I am a skeptic of novel shapes in buildings. It seems to me—and I’m not the first person to have observed this—that novel form might best be reserved for novel content. And genuinely novel content, as far as living in buildings goes, arises infrequently.
I would feel more confident saying so, however, if it were easier to point to an alternative. If there were a tried and true way of making buildings, I would happily subscribe to it. Then I could entertain arguments for whatever novelties might appear. The catch is that the relationship between the novel and the non-novel, the new and the not new, isn’t so stable. The sad, mortal fact of the matter is that the not new is just the new, later.
Later and more widespread, since a new form has two possible futures: to be forgotten or to proliferate. As for “tried and true,“ the surest thing I can say is that much has been tried, but little is “true.” Otherwise, change would be slower—and harder.
I have been looking back over the history of the AIACC Design Awards, which are in their twentieth year. The most intriguing document I’ve seen is actually from the pre-history of the AIACC program. It is a record of the Pasadena and Foothills Chapter’s 1980 Triennial Honor Awards Program. Of the eleven winners (out of forty-five entries), eight are striking for the similarity of their appearance. These eight—a low-rise office building, a twelve-story tower, two manufacturing headquarters, a recreational center, a bus maintenance facility, and two single-family houses—are all composed of simple, blocky shapes, with broad, unrelieved, horizontal spandrels or fascias and equally broad, unrelieved bands of near-mullionless glazing. Four of them are shown above.
The three other winners are anomalies: a Bay Area shingle style house, orphaned in Pasadena; a Japanese-themed shopping center; and an astronomical observatory.
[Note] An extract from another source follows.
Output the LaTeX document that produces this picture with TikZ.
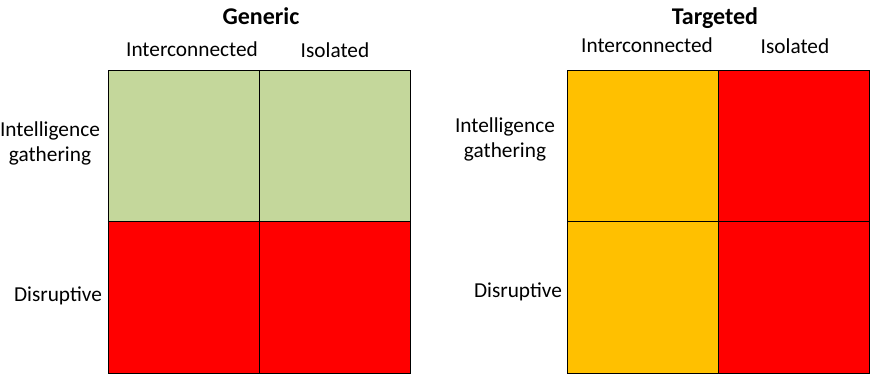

Each of these three tells us something about how the client or architect thought such a thing should look.
Paradoxically, the majority of the winners, not despite of but because of their similarity, tells us less about how the clients and architects thought buildings should look—or even if they really stopped to think about it at all—just as this is not the year to identify the real baseball fans in California. Popular success masks purpose.
It must make things tricky for a design awards jury, that the validation of popular sentiment, far from identifying conviction, favors its opposite: an easy opportunism. Among today’s elongated polyhedra and fetishized details, a jury may be able to tell who’s doing them well. What they can’t tell is who believes in what they’re doing.
Does it matter? It does, if the purpose of design awards is not only to recognize what has been done well, but also to air arguments for what is worth doing. Such arguments are, of course, difficult and contested, whether they have to do with sustainability (see Hal Levin’s article in this issue) or social justice or appearance.
Appearance may be the toughest. Even the most compelling arguments about the appearance of buildings get caught up in the fate of their popular exemplars. So, for example, Robert Venturi, Denise Scott Brown, and Steven Izenour’s arguments in Learning from Las Vegas have gone the way of the “postmodern” building fashion with which they are (to my mind, too closely) associated. Yet those arguments could be fruitfully applied today. I’ll give an example.
The authors of Learning from Las Vegas argued that the abolition of ornament had left architects with an unsatisfied yearning for visual interest. As a result, instead of making simple buildings and then ornamenting them, architects designed highly (and unjustifiably) contorted buildings. Paul Rudolph was their smoking gun.
Today’s irregular polyhedra could profitably be discussed on the same terms, as could the contemporary fascination with materials that prompts the companion theme for this issue. Some such continuity of argument (discussion, “discourse,” theory…) might make up for the wild discontinuity in visual styles; might, even, moderate it.
Learning from Las Vegas also gives us its own example of the proliferation of a novel building form: Kallman, McKinnell and Knowles’s Boston City Hall, which spawned diminished progeny from coast to coast.
Interestingly, one of its offspring appears among this year’s Design Awards, as the “abandoned 1960s 3-story office building” that has been converted by Jeffrey M. Kalban & Associates into the headquarters for People Assisting the Homeless (P.A.T.H.).
Perhaps because it is, out of necessity, a problematic building for its time, the P.A.T.H. headquarters is, to me, the most intriguing of this year’s winners. Its attitude toward adaptive reuse is unpopularly synthetic: we’re not meant to tell easily what is old and what is new. It combines the earlier formal vocabulary of Le Corbusier’s Villa Savoye with the later language of La Tourette (of which Boston City Hall was itself the offspring). And it sports pop art signage. In short, it thoroughly confounds the question of the timeliness of form.
Amidst the churning of fashion, in which the new so quickly passes into the “oh, whatever” and timelessness seems entirely beyond us, untimeliness may be the most responsible way to be.